- November 27, 2007
- Posted by: EARSC
- Category: EARSC News
New ways to monitor the Earth’s ailing health will top the menu this week at a gathering of ministers and officials from over 100 governments and international bodies in Cape Town.
The three-day meeting starting Wednesday and organised by the Group on Earth Observations (GEO) will review progress in the global integration of national environmental monitoring systems.
“Concerned that climate change, deforestation, desertification, water scarcity and other human-induced pressures risk causing an environmental collapse, governments are collaborating through the (GEO) to secure comprehensive and near-real-time information about changes in the Earth’s land, oceans, atmosphere and biosphere,” said a statement by the GEO secretariat.
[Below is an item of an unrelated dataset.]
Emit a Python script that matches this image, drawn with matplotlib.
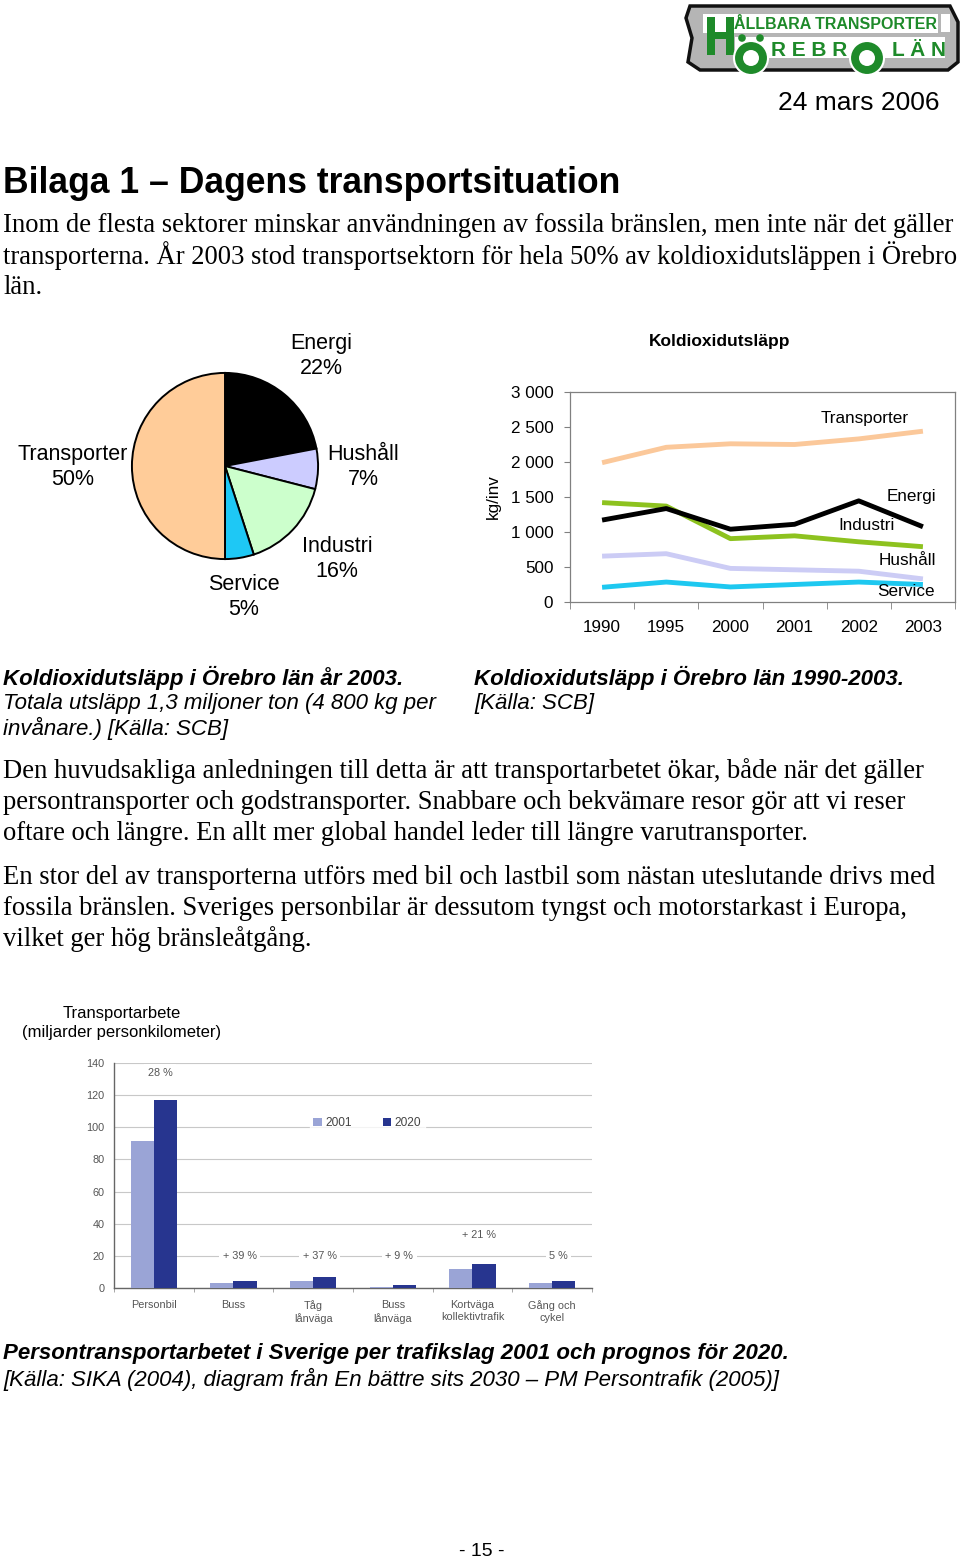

“This will be achieved by interlinking the world’s ocean buoys, weather stations, satellites and other Earth observation instruments into one fully coordinated system.”
The resulting GEO System of Systems (GEOSS) should enable countries to reduce their vulnerability to environmental change and disasters and improve their management of agricultural, energy and other resources.
The meeting will assess 100 “early achievements” in a ten-year plan running to 2015, the statementsaid.
These include the first steps towards a global drought early warning system and the introduction of daily fire danger maps for Africa.
“Climate change cuts across and encompasses many other issues, including disaster management, biodiversity loss, food security, and emerging health risks,” said Jose Achache, director of the GEO secretariat.
“Adapting to these expected impacts will require sophisticated environmental intelligence on how the Earth system responds to both climate change and adaptation policies.”
The GEO meeting would be attended by representatives of 72 national governments, the European Commission and 46 international organsiations.
It opens a few days before a UN Climate Change Conference on the Indonesian island of Bali.
“The GEOSS will revolutionise the way decision-makers craft both national and international policy,” said Achache.
“This emerging public infrastructure could prove as essential to economic and social progress in the 21st century as new transport and communications systems were in the 20th.”
Earlier this month, the Intergovernmental Panel on Climate Change issued its starkest warning yet on global warming, saying no country would be spared its “abrupt or irreversible” impact.
It warned that global average surface temperatures could rise by between 1,1$deg;C and 6,4°C by 2100, and sea levels by at least 18 centimetres.
Heatwaves, rainstorms, tropical cyclones and surges in sea level would become more frequent, more widespread and more intense, the group said.